Should Conservatives Vote for McCain?
There are some conservatives who are seriously considering withholding their vote for John McCain on the grounds that he lacks sufficient conservatism to be the Republican nominee. The idea is that a Republican loss due to lack of conservative support would so shock the Republican establishment that a Reagan conservative would be virtually guaranteed the 2012 nomination. These people do not wish to compromise their principles and vote for someone whom they consider less than a true conservative.
While voting strictly on principle seems attractive in theory, it doesn’t work in practice. Letting Hillary Clinton or Barack Obama win the Presidency would simply cause too much harm. John McCain has liberal tendencies, to be sure, but is nowhere near Clinton or Obama.

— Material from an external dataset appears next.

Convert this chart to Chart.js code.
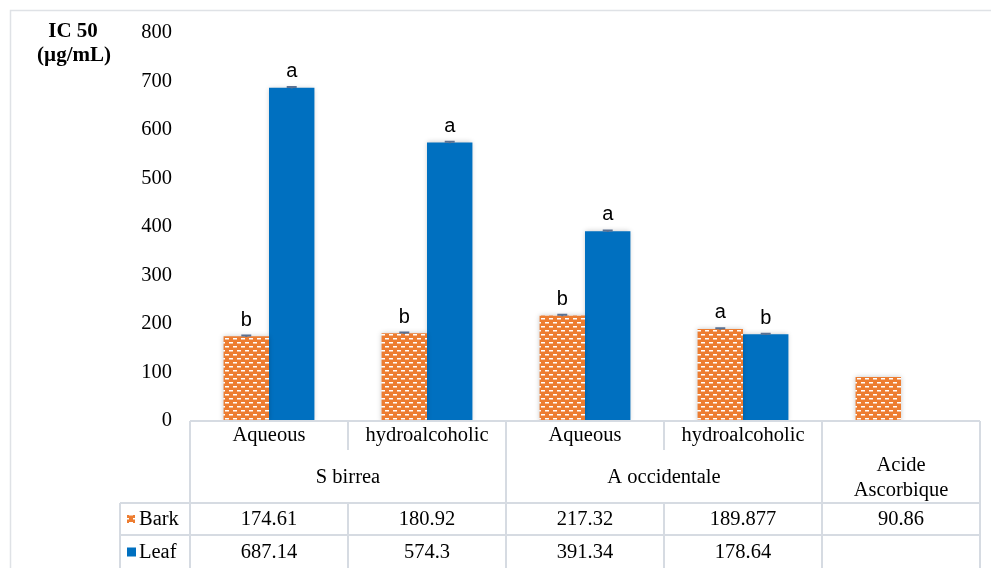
<!DOCTYPE html>
<html>
<head>
<meta charset="utf-8">
<script src="https://cdn.jsdelivr.net/npm/chart.js@4.4.1/dist/chart.umd.min.js"></script>
<style>
  html, body { margin: 0; padding: 0; background: #fff; }
  #wrap { width: 991px; height: 568px; position: relative; }
</style>
</head>
<body>
<div id="wrap"><canvas id="c" width="991" height="568"></canvas></div>
<script>
// ---- data ----
const categories = ["Aqueous", "hydroalcoholic", "Aqueous", "hydroalcoholic", ""];
const groups = ["S birrea", "A occidentale", ["Acide", "Ascorbique"]];
const groupSpans = [2, 2, 1];
const barkValues = [174.61, 180.92, 217.32, 189.877, 90.86];
const leafValues = [687.14, 574.3, 391.34, 178.64, null];
const barkErrors = [1.5, 1.5, 1.5, 1.5, null];
const leafErrors = [1.5, 1.5, 1.5, 1.5, null];
const barkLetters = ["b", "b", "b", "a", ""];
const leafLetters = ["a", "a", "a", "b", ""];
const yTicks = [0, 100, 200, 300, 400, 500, 600, 700, 800];
const yTitle = ["IC 50", "(µg/mL)"];
const seriesNames = ["Bark", "Leaf"];

const ORANGE = "#ED7D31";
const BLUE = "#0070C0";
const GRID = "#d6dbe2";
const SERIF = "'Liberation Serif', 'Times New Roman', serif";
const SANS = "'Liberation Sans', Arial, sans-serif";
const TFONT = "20.5px " + SERIF;

function makePattern() {
  const t = document.createElement("canvas");
  t.width = 8; t.height = 8;
  const g = t.getContext("2d");
  g.fillStyle = ORANGE; g.fillRect(0, 0, 8, 8);
  g.fillStyle = "#ffffff";
  g.fillRect(1, 2, 4, 1.5);
  g.fillRect(5, 6, 3, 1.5);
  g.fillRect(0, 6, 1, 1.5);
  return document.getElementById("c").getContext("2d").createPattern(t, "repeat");
}
const barkPattern = makePattern();

const extrasPlugin = {
  id: "extras",
  beforeDatasetsDraw(chart) {
    const ctx = chart.ctx;
    ctx.save();
    ctx.shadowColor = "rgba(0,0,0,0.22)";
    ctx.shadowBlur = 5;
  },
  afterDatasetsDraw(chart) {
    const ctx = chart.ctx;
    ctx.restore();
    const y = chart.scales.y;
    const errs = [barkErrors, leafErrors];
    const vals = [barkValues, leafValues];
    const letters = [barkLetters, leafLetters];
    [0, 1].forEach(di => {
      const meta = chart.getDatasetMeta(di);
      meta.data.forEach((bar, i) => {
        const v = vals[di][i];
        if (v == null) return;
        const e = errs[di][i];
        let topY = y.getPixelForValue(v);
        if (e != null) {
          const ey = y.getPixelForValue(v + e);
          ctx.save();
          ctx.strokeStyle = "#5b7191";
          ctx.lineWidth = 2;
          ctx.beginPath();
          ctx.moveTo(bar.x - 5, ey); ctx.lineTo(bar.x + 5, ey);
          ctx.moveTo(bar.x, y.getPixelForValue(v - e)); ctx.lineTo(bar.x, ey);
          ctx.stroke();
          ctx.restore();
          topY = ey;
        }
        if (letters[di][i]) {
          ctx.save();
          ctx.fillStyle = "#000";
          ctx.font = "20px " + SANS;
          ctx.textAlign = "center";
          ctx.textBaseline = "alphabetic";
          ctx.fillText(letters[di][i], bar.x, topY - 10);
          ctx.restore();
        }
      });
    });
  },
  afterDraw(chart) {
    const ctx = chart.ctx;
    const ca = chart.chartArea;
    const x = chart.scales.x;
    const n = categories.length;
    const cw = (ca.right - ca.left) / n;
    const edge = i => ca.left + cw * i;
    const r1 = ca.bottom, r2 = ca.bottom + 29, r3 = ca.bottom + 82, r4 = ca.bottom + 114, r5 = 568;
    const legendLeft = 120;

    ctx.save();
    // outer frame
    ctx.strokeStyle = "#dfe2e6";
    ctx.lineWidth = 1.5;
    ctx.beginPath();
    ctx.moveTo(10.5, 568); ctx.lineTo(10.5, 10.5); ctx.lineTo(991, 10.5);
    ctx.stroke();

    // table grid
    ctx.strokeStyle = GRID;
    ctx.lineWidth = 2;
    ctx.beginPath();
    ctx.moveTo(ca.left, r1); ctx.lineTo(ca.right, r1);
    ctx.moveTo(legendLeft, r3); ctx.lineTo(ca.right, r3);
    ctx.moveTo(legendLeft, r4); ctx.lineTo(ca.right, r4);
    ctx.moveTo(ca.left, r1); ctx.lineTo(ca.left, r5);
    ctx.moveTo(ca.right, r1); ctx.lineTo(ca.right, r5);
    ctx.moveTo(legendLeft, r3); ctx.lineTo(legendLeft, r5);
    let acc = 0;
    const groupEdges = new Set();
    groupSpans.forEach(s => { acc += s; groupEdges.add(acc); });
    for (let i = 1; i < n; i++) {
      const xx = edge(i);
      if (groupEdges.has(i)) { ctx.moveTo(xx, r1); ctx.lineTo(xx, r5); }
      else { ctx.moveTo(xx, r1); ctx.lineTo(xx, r2); ctx.moveTo(xx, r3); ctx.lineTo(xx, r5); }
    }
    ctx.stroke();

    // texts
    ctx.fillStyle = "#000";
    ctx.font = TFONT;
    ctx.textAlign = "center";
    ctx.textBaseline = "middle";
    categories.forEach((c, i) => {
      if (c) ctx.fillText(c, x.getPixelForValue(i), r1 + 15);
    });
    let start = 0;
    groups.forEach((g, gi) => {
      const cx = (edge(start) + edge(start + groupSpans[gi])) / 2;
      const cy = (r2 + r3) / 2;
      if (Array.isArray(g)) {
        ctx.fillText(g[0], cx, cy - 11);
        ctx.fillText(g[1], cx, cy + 14);
      } else ctx.fillText(g, cx, cy + 1);
      start += groupSpans[gi];
    });
    const rows = [[barkValues, r3, r4], [leafValues, r4, r5 + 1]];
    rows.forEach(([vals, a, b]) => {
      vals.forEach((v, i) => {
        if (v != null) ctx.fillText(String(v), x.getPixelForValue(i), (a + b) / 2 + 1);
      });
    });
    // legend keys
    ctx.textAlign = "left";
    ctx.fillStyle = barkPattern;
    ctx.fillRect(127, (r3 + r4) / 2 - 4, 8, 8);
    ctx.fillStyle = BLUE;
    ctx.fillRect(127, (r4 + r5) / 2 - 4, 9, 9);
    ctx.fillStyle = "#000";
    ctx.fillText(seriesNames[0], 139, (r3 + r4) / 2 + 1);
    ctx.fillText(seriesNames[1], 139, (r4 + r5) / 2 + 1);

    // y-axis title
    ctx.font = "bold 21px " + SERIF;
    ctx.textAlign = "center";
    ctx.fillText(yTitle[0], 73, 32);
    ctx.fillText(yTitle[1], 74, 56);
    ctx.restore();
  }
};

new Chart(document.getElementById("c"), {
  type: "bar",
  data: {
    labels: categories,
    datasets: [
      { label: seriesNames[0], data: barkValues, backgroundColor: barkPattern, borderWidth: 0 },
      { label: seriesNames[1], data: leafValues, backgroundColor: BLUE, borderWidth: 0 }
    ]
  },
  options: {
    responsive: false,
    animation: false,
    events: [],
    layout: { padding: { top: 33, right: 11, bottom: 147, left: 0 } },
    datasets: { bar: { categoryPercentage: 0.575, barPercentage: 1 } },
    plugins: { legend: { display: false }, tooltip: { enabled: false } },
    scales: {
      x: { display: false },
      y: {
        min: 0, max: 800,
        afterFit(s) { s.width = 190; },
        afterBuildTicks(s) { s.ticks = yTicks.map(v => ({ value: v })); },
        grid: { display: false, drawTicks: false },
        border: { display: false },
        ticks: { padding: 18, color: "#000", font: { family: SERIF, size: 20.5 } }
      }
    }
  },
  plugins: [extrasPlugin]
});
</script>
</body>
</html>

Some conservatives focus so much on McCain’s liberalism that they forget that he does have many conservative views. He has opposed earmarks for years. Granted, earmarks make up a relatively small portion of the federal budget, but they usually form the most useless and corrupt parts of the budget. (The infamous bridge to nowhere got funding through an earmark). McCain’s crusade against earmarks could save taxpayer money, and would provide valuable ammunition against the Democrats.
On the issue of life, too, John McCain is far better than his Democrat opponents. He has expressed his opposition to Roe versus Wade, and has promised to appoint pro-life justices in the mold of John Roberts and Samuel Alito. While he is not perfect on life issues—for instance, he supports embryonic stem cell research—he is vastly better than Clinton or Obama.
Conservatives have criticized the mainstream media for dropping the Iraq issue as the situation in Iraq has improved. But conservatives do the same thing. Before the surge’s results were revealed, the most important issue for most conservatives (particularly the talk radio bunch, plus some the neoconservatives at National Review and the Weekly Standard) was the War on Terror. Now that the war is running relatively smoothly (thanks in part to a strategy advocated by McCain), suddenly Iraq is not so important.
Hillary Clinton and Barack Obama are just as bad on national security now as they ever were, and the Iraq War is just as important issue now as it ever was. It is clear that having Obama or Clinton in charge of Iraq would be a disaster. Given the blood our brave soldiers have spilled there, is it right to allow their sacrifice to go for nothing?
Imagine what the world will look like four years from now if John McCain becomes President. He will have had the chance to appoint at least one, and possibly two, Supreme Court justices. (John Paul Stevens will almost certainly retire, and there is could easily be another retirement by another elderly liberal justice). It is a good bet that his picks will look a lot more like John Roberts than Ruth Bader Ginsburg. The War in Iraq will probably be won, or almost won. If McCain has his way, the Bush tax cuts will be renewed. McCain will, of course, endorse some liberal policies, and things could change, but I believe that the above scenario is a not unreasonable one.
If Barack Obama becomes President, consider the situation four years from now. We will probably have two young pro-abortion justices on the Supreme Court. The state of affairs in Iraq will make George Bush at his worse look like Julius Caesar conquering Gaul. Taxes will skyrocket; private enterprise will be limited. Obama will introduce universal health care, giving the government control of yet another area of American life. An Obama administration (or a Clinton administration, though it appears unlikely that she will win the nomination) would hasten America’s descent into European style socialism.
John McCain is not the best the GOP has to offer, but we cannot afford President Barack Obama. Often, it is better to support the lesser of two evils, and John McCain is definitely the lesser of two evils in this case.